There is an area on the forms for a witness to sign underneath the voter’s signature, but there are only a handful of states that require witness signatures. Unbelievably, in Alabama, absentee voters are required to have two witnesses sign the form. In 2012, less than half of the military and overseas ballots submitted by voters from Alabama were counted in the November General Election.
The MOVE Act banned notary requirements, but witness requirements are an archaic holdover from a time when there were less sophisticated ways to validate a voter’s signature. Today, election officials can more easily compare signatures from DMV files. The Democracy Fund recognizes that the witness lines must stay for now because of these remaining state-based requirements, and we challenge FVAP to talk to these states and the public about the burden this places on voters who are often working with early deadlines to send their forms home.
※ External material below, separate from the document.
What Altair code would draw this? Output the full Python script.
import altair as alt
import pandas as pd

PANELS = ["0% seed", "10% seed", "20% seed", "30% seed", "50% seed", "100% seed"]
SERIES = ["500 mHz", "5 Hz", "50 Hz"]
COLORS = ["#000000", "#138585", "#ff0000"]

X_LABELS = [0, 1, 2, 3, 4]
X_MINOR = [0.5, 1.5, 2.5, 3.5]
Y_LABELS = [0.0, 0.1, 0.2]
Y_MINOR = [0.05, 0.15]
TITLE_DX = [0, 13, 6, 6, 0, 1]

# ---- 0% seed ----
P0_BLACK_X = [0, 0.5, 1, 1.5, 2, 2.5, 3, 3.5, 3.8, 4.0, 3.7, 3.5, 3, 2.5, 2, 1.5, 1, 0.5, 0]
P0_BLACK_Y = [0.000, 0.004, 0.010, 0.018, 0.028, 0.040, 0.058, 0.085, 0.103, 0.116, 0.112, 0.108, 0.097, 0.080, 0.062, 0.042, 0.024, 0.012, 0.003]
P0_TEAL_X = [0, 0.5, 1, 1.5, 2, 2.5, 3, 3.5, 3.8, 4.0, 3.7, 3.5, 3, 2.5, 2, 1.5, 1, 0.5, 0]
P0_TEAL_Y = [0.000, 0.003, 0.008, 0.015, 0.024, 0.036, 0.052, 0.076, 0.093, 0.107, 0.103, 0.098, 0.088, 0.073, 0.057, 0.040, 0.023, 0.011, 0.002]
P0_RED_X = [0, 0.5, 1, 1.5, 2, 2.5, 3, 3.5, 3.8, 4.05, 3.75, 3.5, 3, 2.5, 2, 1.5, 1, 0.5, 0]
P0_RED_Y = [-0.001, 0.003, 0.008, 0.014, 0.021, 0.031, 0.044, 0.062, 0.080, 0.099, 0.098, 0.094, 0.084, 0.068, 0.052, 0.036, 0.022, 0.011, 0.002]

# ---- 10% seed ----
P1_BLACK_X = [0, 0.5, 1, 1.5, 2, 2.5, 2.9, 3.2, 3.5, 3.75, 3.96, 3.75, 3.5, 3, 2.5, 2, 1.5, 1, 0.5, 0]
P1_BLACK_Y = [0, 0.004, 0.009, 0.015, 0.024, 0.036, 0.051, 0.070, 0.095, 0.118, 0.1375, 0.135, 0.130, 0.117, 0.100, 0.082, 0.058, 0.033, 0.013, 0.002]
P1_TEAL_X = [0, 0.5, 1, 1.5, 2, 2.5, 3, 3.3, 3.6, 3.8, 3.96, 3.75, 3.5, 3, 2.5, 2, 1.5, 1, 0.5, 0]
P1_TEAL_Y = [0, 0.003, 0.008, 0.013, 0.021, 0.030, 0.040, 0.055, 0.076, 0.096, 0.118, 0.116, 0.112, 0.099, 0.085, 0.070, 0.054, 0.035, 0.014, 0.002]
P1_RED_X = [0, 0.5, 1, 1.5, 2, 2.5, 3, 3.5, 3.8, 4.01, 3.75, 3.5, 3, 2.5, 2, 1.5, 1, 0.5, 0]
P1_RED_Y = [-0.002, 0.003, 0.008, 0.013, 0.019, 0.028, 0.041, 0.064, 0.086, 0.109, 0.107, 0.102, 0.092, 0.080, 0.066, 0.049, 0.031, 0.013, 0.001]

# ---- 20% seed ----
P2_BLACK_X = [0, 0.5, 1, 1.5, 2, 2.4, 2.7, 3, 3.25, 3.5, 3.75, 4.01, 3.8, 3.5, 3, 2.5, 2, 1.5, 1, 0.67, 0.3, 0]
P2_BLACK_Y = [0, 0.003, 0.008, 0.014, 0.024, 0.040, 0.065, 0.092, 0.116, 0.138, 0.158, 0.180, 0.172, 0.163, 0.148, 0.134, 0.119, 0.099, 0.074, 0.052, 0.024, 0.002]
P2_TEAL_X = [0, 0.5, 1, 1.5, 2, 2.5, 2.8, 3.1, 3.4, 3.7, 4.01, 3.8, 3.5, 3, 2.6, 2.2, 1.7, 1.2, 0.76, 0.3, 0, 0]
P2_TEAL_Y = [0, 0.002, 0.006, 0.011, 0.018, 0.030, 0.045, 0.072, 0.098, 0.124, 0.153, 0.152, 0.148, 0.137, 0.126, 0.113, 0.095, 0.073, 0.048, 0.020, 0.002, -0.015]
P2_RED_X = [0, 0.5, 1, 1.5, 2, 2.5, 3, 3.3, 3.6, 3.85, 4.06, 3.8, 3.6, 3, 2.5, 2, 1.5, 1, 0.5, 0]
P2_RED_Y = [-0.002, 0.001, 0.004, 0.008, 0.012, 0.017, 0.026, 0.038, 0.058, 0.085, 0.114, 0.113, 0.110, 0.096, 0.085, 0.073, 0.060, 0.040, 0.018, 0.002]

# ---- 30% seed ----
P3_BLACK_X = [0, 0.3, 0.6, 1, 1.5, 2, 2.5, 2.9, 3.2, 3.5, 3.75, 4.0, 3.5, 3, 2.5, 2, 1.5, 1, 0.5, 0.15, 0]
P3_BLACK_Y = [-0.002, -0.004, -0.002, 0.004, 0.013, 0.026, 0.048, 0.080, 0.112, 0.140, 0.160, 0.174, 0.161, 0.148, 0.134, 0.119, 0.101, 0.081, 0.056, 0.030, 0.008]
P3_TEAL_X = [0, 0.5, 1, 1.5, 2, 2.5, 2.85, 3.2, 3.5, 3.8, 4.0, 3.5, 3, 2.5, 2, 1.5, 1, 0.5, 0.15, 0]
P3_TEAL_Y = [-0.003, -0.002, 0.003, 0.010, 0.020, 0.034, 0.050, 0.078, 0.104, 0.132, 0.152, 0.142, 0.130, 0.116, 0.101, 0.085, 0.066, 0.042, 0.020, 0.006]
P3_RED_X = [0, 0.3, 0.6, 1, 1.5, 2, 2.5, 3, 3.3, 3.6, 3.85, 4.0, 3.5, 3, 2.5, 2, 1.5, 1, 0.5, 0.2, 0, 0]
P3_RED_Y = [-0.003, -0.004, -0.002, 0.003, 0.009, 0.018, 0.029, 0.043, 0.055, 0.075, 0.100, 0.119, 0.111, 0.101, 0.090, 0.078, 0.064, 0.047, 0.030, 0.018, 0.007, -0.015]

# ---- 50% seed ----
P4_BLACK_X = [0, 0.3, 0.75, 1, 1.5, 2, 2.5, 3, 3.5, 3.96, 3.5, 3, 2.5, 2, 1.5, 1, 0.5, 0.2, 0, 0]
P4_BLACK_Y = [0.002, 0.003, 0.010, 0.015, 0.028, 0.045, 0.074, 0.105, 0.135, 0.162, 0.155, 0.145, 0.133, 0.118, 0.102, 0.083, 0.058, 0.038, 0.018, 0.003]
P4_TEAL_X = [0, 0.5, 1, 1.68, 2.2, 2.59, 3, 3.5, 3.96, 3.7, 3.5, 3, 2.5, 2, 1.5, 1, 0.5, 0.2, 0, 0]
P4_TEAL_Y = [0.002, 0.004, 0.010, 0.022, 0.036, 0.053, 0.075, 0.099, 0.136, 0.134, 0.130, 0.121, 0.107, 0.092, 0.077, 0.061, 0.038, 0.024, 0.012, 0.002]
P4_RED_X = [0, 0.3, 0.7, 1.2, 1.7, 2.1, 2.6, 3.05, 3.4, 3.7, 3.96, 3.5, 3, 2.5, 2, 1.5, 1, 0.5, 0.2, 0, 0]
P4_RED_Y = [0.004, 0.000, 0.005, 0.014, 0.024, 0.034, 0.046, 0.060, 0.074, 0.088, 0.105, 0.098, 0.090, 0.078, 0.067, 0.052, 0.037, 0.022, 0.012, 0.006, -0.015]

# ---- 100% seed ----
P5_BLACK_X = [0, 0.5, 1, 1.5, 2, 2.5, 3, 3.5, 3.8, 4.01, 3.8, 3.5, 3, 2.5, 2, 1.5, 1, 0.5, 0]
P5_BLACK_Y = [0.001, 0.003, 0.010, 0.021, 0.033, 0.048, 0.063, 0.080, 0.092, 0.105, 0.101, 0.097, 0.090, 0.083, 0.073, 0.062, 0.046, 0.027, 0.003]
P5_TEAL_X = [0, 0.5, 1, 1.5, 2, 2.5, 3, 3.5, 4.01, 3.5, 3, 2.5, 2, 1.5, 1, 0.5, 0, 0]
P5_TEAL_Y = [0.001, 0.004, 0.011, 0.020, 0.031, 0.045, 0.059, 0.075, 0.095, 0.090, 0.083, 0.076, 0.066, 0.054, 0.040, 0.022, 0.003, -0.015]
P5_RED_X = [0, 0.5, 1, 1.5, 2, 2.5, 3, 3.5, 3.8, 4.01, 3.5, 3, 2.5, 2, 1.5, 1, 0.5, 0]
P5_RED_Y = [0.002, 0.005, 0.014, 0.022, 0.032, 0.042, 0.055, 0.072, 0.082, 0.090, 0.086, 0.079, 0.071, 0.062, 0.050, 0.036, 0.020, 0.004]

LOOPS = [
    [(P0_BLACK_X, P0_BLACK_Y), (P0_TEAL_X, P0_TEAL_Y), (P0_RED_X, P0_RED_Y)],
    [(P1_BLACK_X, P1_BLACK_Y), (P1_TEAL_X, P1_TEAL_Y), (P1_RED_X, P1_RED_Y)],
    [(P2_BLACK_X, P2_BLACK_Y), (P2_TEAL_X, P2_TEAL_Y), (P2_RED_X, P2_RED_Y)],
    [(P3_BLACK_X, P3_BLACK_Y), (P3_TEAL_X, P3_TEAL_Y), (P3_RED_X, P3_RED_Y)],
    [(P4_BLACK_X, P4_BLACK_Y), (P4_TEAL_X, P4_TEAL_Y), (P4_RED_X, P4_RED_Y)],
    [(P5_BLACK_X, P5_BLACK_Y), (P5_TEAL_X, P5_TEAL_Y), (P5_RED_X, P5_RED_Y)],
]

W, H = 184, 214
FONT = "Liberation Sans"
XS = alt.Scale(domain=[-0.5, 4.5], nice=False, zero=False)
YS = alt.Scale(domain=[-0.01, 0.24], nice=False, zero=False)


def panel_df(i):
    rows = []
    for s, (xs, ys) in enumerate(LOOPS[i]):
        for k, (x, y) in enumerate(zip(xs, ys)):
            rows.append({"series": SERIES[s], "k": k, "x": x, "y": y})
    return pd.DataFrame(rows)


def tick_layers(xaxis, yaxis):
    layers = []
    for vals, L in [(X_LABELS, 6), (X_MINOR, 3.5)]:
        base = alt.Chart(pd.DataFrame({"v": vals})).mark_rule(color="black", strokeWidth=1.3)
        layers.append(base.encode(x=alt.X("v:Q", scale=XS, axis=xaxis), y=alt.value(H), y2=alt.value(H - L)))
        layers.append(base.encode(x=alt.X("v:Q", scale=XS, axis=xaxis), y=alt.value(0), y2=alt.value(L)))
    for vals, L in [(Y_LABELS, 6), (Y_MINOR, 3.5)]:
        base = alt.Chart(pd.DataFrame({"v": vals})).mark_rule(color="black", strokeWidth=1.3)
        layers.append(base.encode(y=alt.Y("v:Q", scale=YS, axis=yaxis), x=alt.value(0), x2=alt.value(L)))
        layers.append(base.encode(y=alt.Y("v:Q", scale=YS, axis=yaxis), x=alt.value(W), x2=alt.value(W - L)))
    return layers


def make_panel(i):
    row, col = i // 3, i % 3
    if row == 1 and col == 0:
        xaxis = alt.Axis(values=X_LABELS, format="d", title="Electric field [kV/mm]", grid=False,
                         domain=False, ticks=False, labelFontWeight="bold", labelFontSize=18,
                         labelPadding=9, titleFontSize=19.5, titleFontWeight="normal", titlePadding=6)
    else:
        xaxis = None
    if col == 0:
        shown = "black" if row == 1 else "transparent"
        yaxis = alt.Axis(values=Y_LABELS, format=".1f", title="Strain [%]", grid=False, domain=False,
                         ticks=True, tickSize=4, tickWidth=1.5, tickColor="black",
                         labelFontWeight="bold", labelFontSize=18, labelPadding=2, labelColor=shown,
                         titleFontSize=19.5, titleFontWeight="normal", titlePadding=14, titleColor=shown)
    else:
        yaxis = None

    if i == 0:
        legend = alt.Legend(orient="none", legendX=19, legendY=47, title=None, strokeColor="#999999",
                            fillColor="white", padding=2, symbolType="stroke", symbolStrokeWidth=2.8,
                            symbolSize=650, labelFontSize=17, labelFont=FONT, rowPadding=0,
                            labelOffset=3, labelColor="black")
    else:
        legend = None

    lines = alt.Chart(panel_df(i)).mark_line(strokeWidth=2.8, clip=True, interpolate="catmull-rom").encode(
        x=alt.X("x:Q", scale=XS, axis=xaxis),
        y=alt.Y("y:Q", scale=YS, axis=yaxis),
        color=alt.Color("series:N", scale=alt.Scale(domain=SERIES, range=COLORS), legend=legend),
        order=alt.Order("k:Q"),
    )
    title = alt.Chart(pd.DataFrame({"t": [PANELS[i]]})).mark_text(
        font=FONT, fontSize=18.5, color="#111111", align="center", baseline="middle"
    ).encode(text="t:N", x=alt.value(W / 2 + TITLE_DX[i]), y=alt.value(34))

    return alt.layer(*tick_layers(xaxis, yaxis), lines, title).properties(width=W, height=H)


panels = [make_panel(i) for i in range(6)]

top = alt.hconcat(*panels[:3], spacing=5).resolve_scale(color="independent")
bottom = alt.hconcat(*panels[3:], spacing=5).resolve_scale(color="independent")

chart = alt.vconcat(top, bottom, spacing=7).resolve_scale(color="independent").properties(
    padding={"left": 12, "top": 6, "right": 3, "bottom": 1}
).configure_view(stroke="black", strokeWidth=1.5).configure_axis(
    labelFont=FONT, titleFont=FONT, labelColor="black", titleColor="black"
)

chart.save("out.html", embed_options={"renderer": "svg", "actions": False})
- Fourth, simplify the ballot portion of the FWAB. Voting shouldn’t be overly complicated—the cleaner the design, the better the experience.
We believe there are significant design flaws with the ballot portion of the FWAB. The area where a voter writes the office or issue on which they are voting does not clearly correspond to where the voter writes the name of their preferred candidate or ballot choice. While not quite as bad as Florida’s famous “butterfly ballot,” this format has the potential to produce confusion.
It is worth noting that FWABs are more likely to be rejected than regular state absentee ballots, making up 33.1% of rejected military and overseas ballots even though they are only 7.4% of the total ballots submitted. And while there could be a number of reasons for this, such as whether a voter’s state ballot is returned in time, we believe the design of the FWAB could be adding to the total number of rejections. Because this is a basic usability issue, we recommend FVAP consider incorporating arrows or another design element that makes the form clearer. There are ballot design resources available with guidance on how to make election forms much easier to use.
These are four primary recommendations DF made to FVAP as part of the official comment process. We commend FVAP for both running a meaningful open comment period — where actual engagement was requested. They are required to update the form from time to time — we believe they have a real opportunity here to take several clear steps forward. For some, these changes may seem small, and perhaps inconsequential, but if one imagines the improvement overall for tens of thousands of individuals using these materials to register and request an absentee ballot—every way the forms are improved increases the likelihood that they will have their vote count.
When considering the testimony for the MOVE Act, the Senate heard from Air Force Lt. Col. Joseph DeCaro (in his own capacity). He reflected that service members wanted to vote. The challenge, he indicated, was navigating the complexities of the rules and requirements to receive a ballot. It is with that spirit that we continue to support FVAP’s effort to make voting a little bit easier for Mr. DeCaro and others like him.